Algo parecido ocurre estas semanas en la política española: las polémicas del día a día remiten a despropósitos mucho mayores. Se debaten los detalles de la declaración de García Ortiz, cuando esta forma parte de un problema mayor: la degradación institucional que ha fomentado este Gobierno y el abandono de algunas nociones básicas de cualquier democracia avanzada. Por ejemplo, aquella que indicaría que un fiscal general que está siendo investigado, y encima por el posible uso de la Fiscalía en una pugna política con un dirigente de la oposición, debería renunciar al cargo mientras se esclarecen los hechos. Del mismo modo, comentamos la negociación del decreto ómnibus entre el PSOE y Junts, cuando esta encaja en algo verdaderamente bochornoso: hoy en día, el árbitro de qué se aprueba y qué no en una democracia europea es un prófugo impenitente.
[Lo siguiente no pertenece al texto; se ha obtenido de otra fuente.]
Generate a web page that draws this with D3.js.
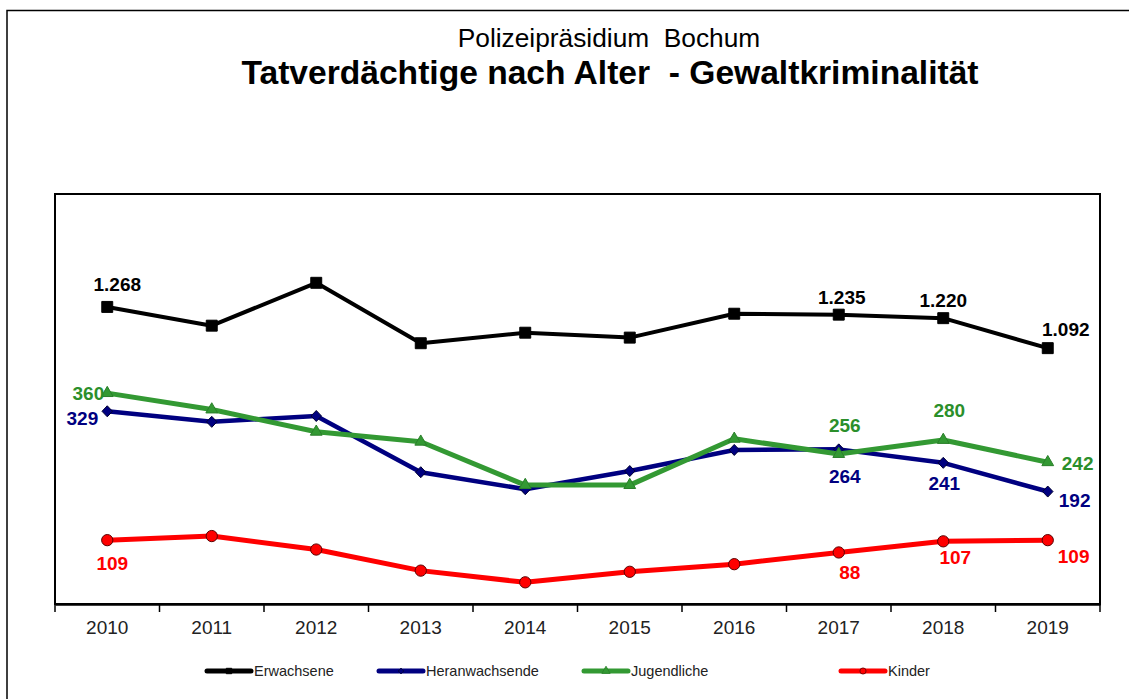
<!DOCTYPE html>
<html><head><meta charset="utf-8">
<script src="https://cdn.jsdelivr.net/npm/d3@7"></script>
<style>
body{margin:0;background:#fff}
svg{display:block;font-family:"Liberation Sans",Arial,sans-serif}
</style>
</head><body>
<svg id="chart" width="1129" height="699"></svg>
<script>
// ---- data ----
const years = ["2010","2011","2012","2013","2014","2015","2016","2017","2018","2019"];
const erwachsene     = [1268,1188,1371,1113,1158,1137,1239,1235,1220,1092];
const heranwachsende = [329,311,321,225,196,227,263,264,241,192];
const jugendliche    = [360,332,294,277,203,203,282,256,280,242];
const kinder         = [109,116,93,57,37,55,68,88,107,109];
const seriesNames = ["Erwachsene","Heranwachsende","Jugendliche","Kinder"];
const labelledIdx = [0,7,8,9];
const subtitle = "Polizeipräsidium  Bochum";
const title = "Tatverdächtige nach Alter  - Gewaltkriminalität";

// ---- styles / layout ----
const W = 1129, H = 699;
const plot = {left:55, right:1100, top:194, bottom:604};
const de = d3.formatLocale({decimal:",", thousands:".", grouping:[3], currency:["","€"]});
const fmt = de.format(",d");

const svg = d3.select("#chart");
svg.append("rect").attr("width",W).attr("height",H).attr("fill","#fff");
// outer frame
svg.append("rect").attr("x",7).attr("y",10.5).attr("width",1300).attr("height",900)
  .attr("fill","none").attr("stroke","#000").attr("stroke-width",1.5);

svg.append("text").attr("x",609).attr("y",47).attr("text-anchor","middle")
  .attr("font-size",26.3).attr("fill","#000").style("white-space","pre").text(subtitle);
svg.append("text").attr("x",610).attr("y",84).attr("text-anchor","middle")
  .attr("font-size",33.6).attr("font-weight","bold").attr("fill","#000").style("white-space","pre").text(title);

const x = d3.scaleBand().domain(years).range([plot.left, plot.right]).padding(0);
const yLeft = d3.scaleLinear().domain([0,700]).range([plot.bottom, plot.top]);
const yRight = d3.scaleLinear().domain([0,1750]).range([plot.bottom, plot.top]);
const cx = d => x(d) + x.bandwidth()/2;

// plot area border
svg.append("rect").attr("x",plot.left).attr("y",plot.top)
  .attr("width",plot.right-plot.left).attr("height",plot.bottom-plot.top)
  .attr("fill","none").attr("stroke","#000").attr("stroke-width",2);

// x axis (labels at centers, ticks between categories)
const axis = svg.append("g").attr("transform",`translate(0,${plot.bottom})`)
  .call(d3.axisBottom(x).tickSize(0).tickPadding(23));
axis.select(".domain").attr("stroke","#000").attr("stroke-width",2.5);
axis.selectAll("text").attr("font-size",19).attr("fill","#222")
  .attr("font-family","Liberation Sans, Arial, sans-serif").attr("dy","0.35em");
const edges = years.map(d => x(d)).concat([x.range()[1]]);
svg.append("g").selectAll("line").data(edges).join("line")
  .attr("x1",d=>d).attr("x2",d=>d).attr("y1",plot.bottom).attr("y2",plot.bottom+8)
  .attr("stroke","#000").attr("stroke-width",1.5);

const diamond = {draw(ctx,size){const r=Math.sqrt(size)/2*1.0; ctx.moveTo(0,-r*1.05);ctx.lineTo(r,0);ctx.lineTo(0,r*1.05);ctx.lineTo(-r,0);ctx.closePath();}};

const series = [
  {name:seriesNames[0], values:erwachsene, y:yRight, color:"#000000", text:"#000000", width:4,
   sym:d3.symbolSquare, size:120, fill:"#000", stroke:"#000",
   lab:[[10,-16,"middle"],[3,-11,"middle"],[0,-11,"middle"],[18,-12,"middle"]]},
  {name:seriesNames[1], values:heranwachsende, y:yLeft, color:"#000080", text:"#000080", width:4.5,
   sym:diamond, size:110, fill:"#000080", stroke:"#000030",
   lab:[[-9,14,"end"],[6,34,"middle"],[1,27,"middle"],[11,15,"start"]]},
  {name:seriesNames[2], values:jugendliche, y:yLeft, color:"#339933", text:"#2b8f2b", width:5,
   sym:d3.symbolTriangle, size:60, fill:"#339933", stroke:"#2a7f2a",
   lab:[[-3,7,"end"],[6,-22,"middle"],[6,-23,"middle"],[14,8,"start"]]},
  {name:seriesNames[3], values:kinder, y:yLeft, color:"#ff0000", text:"#ff0000", width:5,
   sym:d3.symbolCircle, size:100, fill:"#ff0000", stroke:"#5a0000",
   lab:[[5,30,"middle"],[11,27,"middle"],[12,23,"middle"],[10,23,"start"]]}
];

series.forEach(s => {
  const pts = years.map((yr,i) => ({yr, v:s.values[i], i}));
  const g = svg.append("g");
  g.append("path").datum(pts)
    .attr("d", d3.line().x(d=>cx(d.yr)).y(d=>s.y(d.v)))
    .attr("fill","none").attr("stroke",s.color).attr("stroke-width",s.width)
    .attr("stroke-linejoin","round");
  g.selectAll("path.m").data(pts).join("path").attr("class","m")
    .attr("d", d3.symbol(s.sym, s.size)())
    .attr("transform", d=>`translate(${cx(d.yr)},${s.y(d.v)})`)
    .attr("fill",s.fill).attr("stroke",s.stroke).attr("stroke-width",1);
  g.selectAll("text").data(labelledIdx.map((idx,k)=>({p:pts[idx], o:s.lab[k]}))).join("text")
    .attr("x", d=>cx(d.p.yr)+d.o[0]).attr("y", d=>s.y(d.p.v)+d.o[1])
    .attr("text-anchor", d=>d.o[2])
    .attr("font-size",19).attr("font-weight","bold").attr("fill",s.text)
    .text(d=>fmt(d.p.v));
});

// legend
const legX = [207, 379, 584, 841];
const lg = svg.append("g");
series.forEach((s,k) => {
  const gx = legX[k], gy = 671;
  lg.append("line").attr("x1",gx).attr("x2",gx+44).attr("y1",gy).attr("y2",gy)
    .attr("stroke",s.color).attr("stroke-width",5).attr("stroke-linecap","round");
  lg.append("path").attr("d", d3.symbol(s.sym, 30)())
    .attr("transform",`translate(${gx+22},${gy})`)
    .attr("fill",s.fill).attr("stroke",s.stroke).attr("stroke-width",0.8);
  lg.append("text").attr("x",gx+47).attr("y",gy).attr("dy","0.35em")
    .attr("font-size",14.5).attr("fill","#222").text(s.name);
});
</script>
</body></html>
Alguien que, en su momento, condujo al país a una grave crisis institucional y social.

Podemos preguntar si sirve de algo instalarse en una enmienda a la totalidad de cuanto aparece en el telediario. Aunque quizá la pregunta más pertinente sea hacia dónde se dirige esa actitud de «todo mal». En diciembre, por ejemplo, se cumplirá una década de aquellas «elecciones del cambio» de 2015, las que vieron la entrada de Podemos y Ciudadanos en el Congreso. Y aunque ahora es fácil ridiculizar las ilusiones de aquel momento, al menos la enmienda a la totalidad que se hacía entonces permitía fantasear con un país mejor. Ahora se diría que nos conformamos con que no empeore mucho más. El «todo mal» de 2015 alentaba la idea de que España tenía remedio; ahora parecemos abocados a creer que no lo tiene.